To normalize data across multiple datasets, you need to ensure that the data is consistent and standardized. Normalization often involves adjusting the values in your datasets to a common scale without distorting differences in the ranges of values. This could mean scaling the data to fall between 0 and 1 or transforming them to have a mean of 0 and a standard deviation of 1. One common approach is Min-Max normalization, where you take each value, subtract the minimum value of the dataset, and then divide by the range (maximum - minimum). This technique can help when combining or comparing data from different sources.
Another approach is z-score normalization, which standardizes the dataset based on its mean and standard deviation. In this method, for each value, you subtract the mean of the dataset and divide by the standard deviation. This is particularly useful when working with datasets that may have different distributions or scales but should be analyzed together. For instance, if you have customer data with a range of ages and purchase amounts, applying z-score normalization can help align these values for better comparative analysis.
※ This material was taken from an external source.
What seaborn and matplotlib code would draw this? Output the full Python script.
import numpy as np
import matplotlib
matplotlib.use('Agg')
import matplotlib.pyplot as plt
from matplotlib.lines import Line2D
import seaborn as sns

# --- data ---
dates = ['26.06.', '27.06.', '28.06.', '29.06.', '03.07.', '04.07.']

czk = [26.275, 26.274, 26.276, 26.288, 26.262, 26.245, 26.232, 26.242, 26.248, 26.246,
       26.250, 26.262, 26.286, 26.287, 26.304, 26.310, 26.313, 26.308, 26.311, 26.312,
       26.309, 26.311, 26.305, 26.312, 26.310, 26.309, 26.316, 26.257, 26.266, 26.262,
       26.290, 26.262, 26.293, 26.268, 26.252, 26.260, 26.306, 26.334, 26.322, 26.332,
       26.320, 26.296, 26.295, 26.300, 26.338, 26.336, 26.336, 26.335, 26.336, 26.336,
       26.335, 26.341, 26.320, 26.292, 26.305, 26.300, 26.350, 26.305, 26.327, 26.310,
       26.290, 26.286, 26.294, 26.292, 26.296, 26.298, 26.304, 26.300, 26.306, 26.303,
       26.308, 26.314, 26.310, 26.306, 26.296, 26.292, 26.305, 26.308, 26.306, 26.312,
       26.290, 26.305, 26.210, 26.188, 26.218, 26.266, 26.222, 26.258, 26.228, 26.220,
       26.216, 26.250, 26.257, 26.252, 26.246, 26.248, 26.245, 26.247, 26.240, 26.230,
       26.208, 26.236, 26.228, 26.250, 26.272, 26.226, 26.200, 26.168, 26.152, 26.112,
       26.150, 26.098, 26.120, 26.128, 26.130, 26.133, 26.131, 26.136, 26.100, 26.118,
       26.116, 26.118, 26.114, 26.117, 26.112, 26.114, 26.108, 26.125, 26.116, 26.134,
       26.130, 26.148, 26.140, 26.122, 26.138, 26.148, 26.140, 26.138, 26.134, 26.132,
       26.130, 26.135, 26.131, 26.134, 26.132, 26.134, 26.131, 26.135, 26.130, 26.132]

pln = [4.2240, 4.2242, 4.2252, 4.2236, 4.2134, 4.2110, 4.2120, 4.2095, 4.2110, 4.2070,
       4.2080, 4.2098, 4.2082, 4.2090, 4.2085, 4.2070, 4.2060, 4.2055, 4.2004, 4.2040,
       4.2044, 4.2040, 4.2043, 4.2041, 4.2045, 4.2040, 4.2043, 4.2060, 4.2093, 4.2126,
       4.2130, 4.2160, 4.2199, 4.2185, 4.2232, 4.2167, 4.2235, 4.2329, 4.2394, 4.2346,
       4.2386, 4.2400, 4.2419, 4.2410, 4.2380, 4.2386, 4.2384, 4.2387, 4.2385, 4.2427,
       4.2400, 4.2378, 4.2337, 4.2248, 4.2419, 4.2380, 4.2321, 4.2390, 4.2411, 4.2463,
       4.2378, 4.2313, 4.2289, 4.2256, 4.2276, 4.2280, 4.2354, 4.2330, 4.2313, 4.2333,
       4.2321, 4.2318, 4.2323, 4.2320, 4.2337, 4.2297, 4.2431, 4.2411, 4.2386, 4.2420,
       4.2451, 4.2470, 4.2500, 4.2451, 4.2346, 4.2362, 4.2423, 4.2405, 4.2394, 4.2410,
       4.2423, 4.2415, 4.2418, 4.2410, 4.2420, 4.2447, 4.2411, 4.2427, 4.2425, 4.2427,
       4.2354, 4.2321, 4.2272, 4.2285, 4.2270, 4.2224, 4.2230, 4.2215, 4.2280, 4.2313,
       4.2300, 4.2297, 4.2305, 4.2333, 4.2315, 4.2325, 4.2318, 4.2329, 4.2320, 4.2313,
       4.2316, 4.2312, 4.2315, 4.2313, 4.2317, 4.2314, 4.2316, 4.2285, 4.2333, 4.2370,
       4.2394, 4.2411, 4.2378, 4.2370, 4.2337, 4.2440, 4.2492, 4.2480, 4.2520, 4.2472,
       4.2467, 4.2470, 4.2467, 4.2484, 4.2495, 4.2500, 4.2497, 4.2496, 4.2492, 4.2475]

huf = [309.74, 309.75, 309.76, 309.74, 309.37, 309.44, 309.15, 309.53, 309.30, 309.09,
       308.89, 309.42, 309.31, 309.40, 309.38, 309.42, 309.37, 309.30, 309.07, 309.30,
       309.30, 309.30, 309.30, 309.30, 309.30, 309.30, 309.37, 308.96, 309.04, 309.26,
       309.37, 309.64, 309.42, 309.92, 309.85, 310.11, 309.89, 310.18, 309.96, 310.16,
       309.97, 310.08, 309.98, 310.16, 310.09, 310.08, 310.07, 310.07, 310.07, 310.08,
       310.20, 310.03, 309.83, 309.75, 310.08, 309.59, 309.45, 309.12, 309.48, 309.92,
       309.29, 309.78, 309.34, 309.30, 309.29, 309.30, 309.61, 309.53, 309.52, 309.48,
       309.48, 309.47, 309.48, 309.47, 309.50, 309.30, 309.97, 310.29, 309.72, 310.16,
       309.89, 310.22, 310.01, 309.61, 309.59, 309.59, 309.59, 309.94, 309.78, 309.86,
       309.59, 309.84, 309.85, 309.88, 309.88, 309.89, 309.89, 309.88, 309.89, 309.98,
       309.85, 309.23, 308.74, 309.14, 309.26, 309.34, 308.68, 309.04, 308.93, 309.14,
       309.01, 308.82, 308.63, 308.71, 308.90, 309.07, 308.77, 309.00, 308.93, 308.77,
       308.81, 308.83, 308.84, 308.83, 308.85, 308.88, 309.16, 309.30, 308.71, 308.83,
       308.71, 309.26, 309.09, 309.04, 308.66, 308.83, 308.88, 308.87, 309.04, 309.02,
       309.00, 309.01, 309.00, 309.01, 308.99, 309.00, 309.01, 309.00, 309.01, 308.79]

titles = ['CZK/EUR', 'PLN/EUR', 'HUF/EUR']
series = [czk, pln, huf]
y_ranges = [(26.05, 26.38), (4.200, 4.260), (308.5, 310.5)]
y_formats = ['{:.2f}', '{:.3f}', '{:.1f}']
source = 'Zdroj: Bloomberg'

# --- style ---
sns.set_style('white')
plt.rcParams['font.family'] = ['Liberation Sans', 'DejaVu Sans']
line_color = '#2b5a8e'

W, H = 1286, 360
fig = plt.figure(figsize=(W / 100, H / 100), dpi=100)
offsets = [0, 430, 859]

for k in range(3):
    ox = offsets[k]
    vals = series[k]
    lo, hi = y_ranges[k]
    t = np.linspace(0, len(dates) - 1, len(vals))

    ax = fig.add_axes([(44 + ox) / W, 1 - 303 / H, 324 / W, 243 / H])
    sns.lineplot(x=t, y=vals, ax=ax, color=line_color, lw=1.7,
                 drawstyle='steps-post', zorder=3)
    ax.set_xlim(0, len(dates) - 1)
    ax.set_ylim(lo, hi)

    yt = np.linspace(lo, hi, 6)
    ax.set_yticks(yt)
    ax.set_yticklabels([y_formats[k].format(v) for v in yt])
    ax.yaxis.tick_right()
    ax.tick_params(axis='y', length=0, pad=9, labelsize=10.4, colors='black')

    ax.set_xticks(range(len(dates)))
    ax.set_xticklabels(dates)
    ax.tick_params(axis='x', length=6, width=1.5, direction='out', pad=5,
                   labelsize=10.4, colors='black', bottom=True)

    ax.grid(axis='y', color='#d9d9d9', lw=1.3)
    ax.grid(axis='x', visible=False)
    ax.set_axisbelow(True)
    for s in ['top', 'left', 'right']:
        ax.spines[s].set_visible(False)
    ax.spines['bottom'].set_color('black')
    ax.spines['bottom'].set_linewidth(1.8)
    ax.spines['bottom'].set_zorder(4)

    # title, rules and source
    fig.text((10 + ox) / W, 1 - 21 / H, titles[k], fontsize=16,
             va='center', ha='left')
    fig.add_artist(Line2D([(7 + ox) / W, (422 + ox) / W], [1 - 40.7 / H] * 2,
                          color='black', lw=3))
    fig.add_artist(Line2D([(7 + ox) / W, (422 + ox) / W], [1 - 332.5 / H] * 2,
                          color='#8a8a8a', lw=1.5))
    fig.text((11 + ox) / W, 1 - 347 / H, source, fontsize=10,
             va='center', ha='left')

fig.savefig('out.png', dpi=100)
Lastly, always pay attention to the context of your data. Normalizing categorical data may require different techniques, such as one-hot encoding or label encoding. Additionally, keep track of the normalization parameters (like mean and standard deviation) for each dataset, as you will need these for any future scaling or analysis. If you're aggregating data from various sources, consistency is key, so document your steps carefully to ensure that any methods applied can be reproduced or updated as needed.